• [EXERCISE DETAILS] Take the listing from its first line through the line that contains "months_2020s = list(range(0, 51))" and please retype those lines exactly, leaving out the pictures.

• [STORED DATA]
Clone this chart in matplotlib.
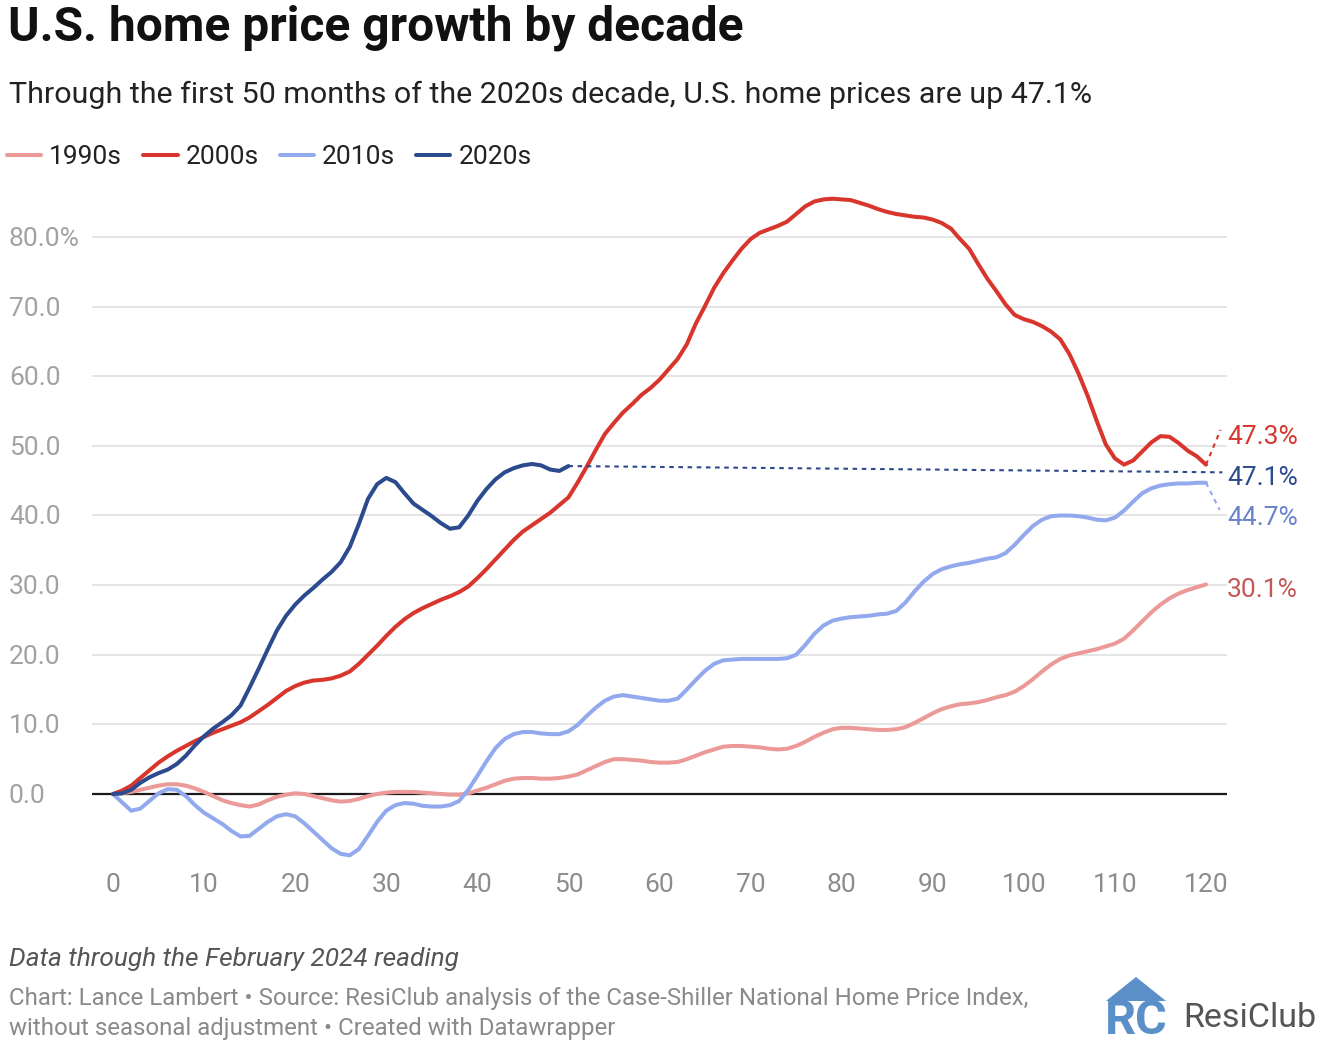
import matplotlib
matplotlib.use("Agg")
import matplotlib.pyplot as plt
from matplotlib.patches import Polygon
import numpy as np

plt.rcParams['font.family'] = ['Roboto', 'DejaVu Sans']

# ---------------- data ----------------
months_full = list(range(0, 121))
months_2020s = list(range(0, 51))

s1990s = [0, 0.1, 0.3, 0.6, 0.9, 1.2, 1.4, 1.4, 1.2, 0.8, 0.3, -0.3, -0.9, -1.3, -1.6, -1.8, -1.5, -0.9, -0.4, -0.1,
          0.1, 0.0, -0.3, -0.6, -0.9, -1.1, -1.0, -0.7, -0.3, 0.0, 0.2, 0.3, 0.3, 0.3, 0.2, 0.1, 0.0, -0.1, -0.1, 0.1,
          0.5, 0.9, 1.4, 1.9, 2.2, 2.3, 2.3, 2.2, 2.2, 2.3, 2.5, 2.8, 3.4, 4.0, 4.6, 5.0, 5.0, 4.9, 4.8, 4.6,
          4.5, 4.5, 4.6, 5.0, 5.5, 6.0, 6.4, 6.8, 6.9, 6.9, 6.8, 6.7, 6.5, 6.4, 6.5, 6.9, 7.5, 8.2, 8.8, 9.3,
          9.5, 9.5, 9.4, 9.3, 9.2, 9.2, 9.3, 9.6, 10.2, 10.9, 11.6, 12.2, 12.6, 12.9, 13.0, 13.2, 13.5, 13.9, 14.2, 14.7,
          15.5, 16.5, 17.6, 18.6, 19.4, 19.9, 20.2, 20.5, 20.8, 21.2, 21.6, 22.3, 23.5, 24.8, 26.1, 27.2, 28.1, 28.8, 29.3, 29.7,
          30.1]

s2000s = [0, 0.5, 1.2, 2.3, 3.4, 4.5, 5.4, 6.2, 6.9, 7.6, 8.2, 8.8, 9.3, 9.8, 10.3, 11.0, 11.9, 12.8, 13.8, 14.8,
          15.5, 16.0, 16.3, 16.4, 16.6, 17.0, 17.6, 18.7, 20.0, 21.3, 22.7, 24.0, 25.1, 26.0, 26.7, 27.3, 27.9, 28.4, 29.0, 29.8,
          31.0, 32.3, 33.7, 35.1, 36.5, 37.7, 38.6, 39.5, 40.4, 41.5, 42.6, 44.7, 47.0, 49.4, 51.7, 53.3, 54.8, 56.0, 57.3, 58.3,
          59.5, 61.0, 62.5, 64.6, 67.6, 70.1, 72.7, 74.8, 76.6, 78.3, 79.7, 80.6, 81.1, 81.6, 82.2, 83.3, 84.4, 85.1, 85.4, 85.5,
          85.4, 85.3, 84.9, 84.5, 84.0, 83.6, 83.3, 83.1, 82.9, 82.8, 82.5, 82.0, 81.2, 79.7, 78.3, 76.1, 74.0, 72.2, 70.3, 68.8,
          68.2, 67.8, 67.2, 66.4, 65.3, 63.2, 60.4, 57.2, 53.6, 50.2, 48.2, 47.3, 47.9, 49.2, 50.5, 51.4, 51.3, 50.4, 49.3, 48.5,
          47.3]

s2010s = [0, -1.2, -2.4, -2.1, -1.0, 0.1, 0.7, 0.6, -0.3, -1.6, -2.7, -3.5, -4.3, -5.3, -6.1, -6.0, -5.0, -4.0, -3.2, -2.9,
          -3.2, -4.2, -5.4, -6.6, -7.8, -8.6, -8.8, -7.9, -6.0, -4.0, -2.4, -1.6, -1.3, -1.4, -1.7, -1.8, -1.8, -1.6, -1.0, 0.6,
          2.6, 4.7, 6.6, 7.9, 8.6, 8.9, 8.9, 8.7, 8.6, 8.6, 9.0, 9.9, 11.2, 12.4, 13.4, 14.0, 14.2, 14.0, 13.8, 13.6,
          13.4, 13.4, 13.7, 15.0, 16.4, 17.7, 18.7, 19.2, 19.3, 19.4, 19.4, 19.4, 19.4, 19.4, 19.5, 20.0, 21.4, 23.0, 24.2, 24.9,
          25.2, 25.4, 25.5, 25.6, 25.8, 25.9, 26.3, 27.5, 29.1, 30.5, 31.6, 32.3, 32.7, 33.0, 33.2, 33.5, 33.8, 34.0, 34.6, 35.8,
          37.2, 38.5, 39.4, 39.9, 40.0, 40.0, 39.9, 39.7, 39.4, 39.3, 39.7, 40.7, 42.0, 43.2, 43.9, 44.3, 44.5, 44.6, 44.6, 44.7,
          44.7]

s2020s = [0, 0.1, 0.6, 1.6, 2.4, 3.0, 3.5, 4.3, 5.5, 7.0, 8.3, 9.4, 10.3, 11.3, 12.7, 15.3, 18.0, 20.8, 23.5, 25.6,
          27.2, 28.5, 29.6, 30.8, 31.9, 33.3, 35.5, 38.8, 42.4, 44.5, 45.4, 44.8, 43.2, 41.7, 40.8, 39.9, 38.9, 38.1, 38.3, 40.0,
          42.1, 43.8, 45.2, 46.2, 46.8, 47.2, 47.4, 47.2, 46.6, 46.4, 47.1]

series_names = ["1990s", "2000s", "2010s", "2020s"]
line_colors = ["#eb9a98", "#d8352d", "#92a9ee", "#2c4a8e"]
label_colors = ["#c35a58", "#d8352d", "#6a82cc", "#2c4a8e"]
end_labels = ["30.1%", "47.3%", "44.7%", "47.1%"]

y_ticks = [0, 10, 20, 30, 40, 50, 60, 70, 80]
y_tick_labels = ["0.0", "10.0", "20.0", "30.0", "40.0", "50.0", "60.0", "70.0", "80.0%"]
x_ticks = [0, 10, 20, 30, 40, 50, 60, 70, 80, 90, 100, 110, 120]

# ---------------- figure ----------------
W, H = 1330, 1056
fig = plt.figure(figsize=(W / 100, H / 100), dpi=100)

def fx(px):
    return px / W

def fy(py):
    return 1 - py / H

# axes: month 0 at px 113, month 120 at px 1206 ; value 0 at px 794, 80 at px 237
xpx0, xscale = 113.0, (1206 - 113) / 120.0
ypx0, yscale = 794.0, (794 - 237) / 80.0
xmin, xmax = -2.3, 122.3
ymin, ymax = -10.0, 87.0
left_px = xpx0 + xmin * xscale
right_px = xpx0 + xmax * xscale
bottom_px = ypx0 - ymin * yscale
top_px = ypx0 - ymax * yscale
ax = fig.add_axes([fx(left_px), fy(bottom_px), (right_px - left_px) / W, (bottom_px - top_px) / H])
ax.set_xlim(xmin, xmax)
ax.set_ylim(ymin, ymax)
ax.axis('off')

# grid lines
for v in y_ticks[1:]:
    ax.axhline(v, color="#e3e3e3", lw=1.3, zorder=1)
ax.axhline(0, color="#1a1a1a", lw=1.6, zorder=2)

# series
lw = 2.9
l90, = ax.plot(months_full, s1990s, color=line_colors[0], lw=lw, zorder=3, solid_capstyle='round', label=series_names[0])
l00, = ax.plot(months_full, s2000s, color=line_colors[1], lw=lw, zorder=5, solid_capstyle='round', label=series_names[1])
l10, = ax.plot(months_full, s2010s, color=line_colors[2], lw=lw, zorder=4, solid_capstyle='round', label=series_names[2])
l20, = ax.plot(months_2020s, s2020s, color=line_colors[3], lw=lw, zorder=6, solid_capstyle='round', label=series_names[3])

# connectors (dotted) to end labels
ax.plot([months_2020s[-1], 121.8], [s2020s[-1], 46.2], color=line_colors[3], lw=1.5, ls=(0, (2.2, 2.2)), zorder=6)
ax.plot([months_full[-1], 121.6], [s2000s[-1], 52.3], color=line_colors[1], lw=1.5, ls=(0, (2.2, 2.2)), zorder=6)
ax.plot([months_full[-1], 121.5], [s2010s[-1], 40.8], color=line_colors[2], lw=1.5, ls=(0, (2.2, 2.2)), zorder=6)

# end labels
lab_fs = 19
label_y_px = [590, 437, 518, 478]
for txt, col, py in zip(end_labels, label_colors, label_y_px):
    fig.text(fx(1227), fy(py), txt, color=col, fontsize=lab_fs, va='center', ha='left')

# y tick labels
for v, t in zip(y_ticks, y_tick_labels):
    fig.text(fx(9), fy(ypx0 - v * yscale + 2), t, color="#a2a2a2", fontsize=19, va='center', ha='left')

# x tick labels
for m in x_ticks:
    fig.text(fx(xpx0 + m * xscale), fy(885), str(m), color="#8c8c8c", fontsize=19, va='center', ha='center')

# title & subtitle
fig.text(fx(8), fy(28), "U.S. home price growth by decade", fontsize=34.5, fontweight='bold', color="#111111", va='center', ha='left')
fig.text(fx(9), fy(95), "Through the first 50 months of the 2020s decade, U.S. home prices are up 47.1%",
         fontsize=21.9, color="#222222", va='center', ha='left')

# legend
leg = fig.legend(handles=[l90, l00, l10, l20], labels=series_names, loc='center left',
                 bbox_to_anchor=(fx(7), fy(157)), ncol=4, frameon=False, fontsize=19,
                 handlelength=1.3, handletextpad=0.3, columnspacing=0.8, borderpad=0, borderaxespad=0)
for t in leg.get_texts():
    t.set_color("#222222")

# footer
fig.text(fx(9), fy(959), "Data through the February 2024 reading", fontsize=18.9, fontstyle='italic',
         color="#555555", va='center', ha='left')
fig.text(fx(9), fy(999), "Chart: Lance Lambert \u2022 Source: ResiClub analysis of the Case-Shiller National Home Price Index,",
         fontsize=17.3, color="#8a8a8a", va='center', ha='left')
fig.text(fx(9), fy(1028), "without seasonal adjustment \u2022 Created with Datawrapper",
         fontsize=17.3, color="#8a8a8a", va='center', ha='left')

# logo
logo_blue = "#5b8fc7"
roof = Polygon([[fx(1106), fy(1001)], [fx(1136), fy(977)], [fx(1166), fy(1001)]], closed=True,
               transform=fig.transFigure, facecolor=logo_blue, edgecolor='none')
fig.add_artist(roof)
fig.text(fx(1136), fy(1021), "RC", fontsize=35, fontweight='bold', color=logo_blue, va='center', ha='center')
fig.text(fx(1183), fy(1018), "ResiClub", fontsize=24.5, color="#555555", va='center', ha='left')

fig.savefig("out.png", dpi=100)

• [COMPLETED EXERCISE]
Clone this chart in matplotlib.
import matplotlib
matplotlib.use("Agg")
import matplotlib.pyplot as plt
from matplotlib.patches import Polygon
import numpy as np

plt.rcParams['font.family'] = ['Roboto', 'DejaVu Sans']

# ---------------- data ----------------
months_full = list(range(0, 121))
months_2020s = list(range(0, 51))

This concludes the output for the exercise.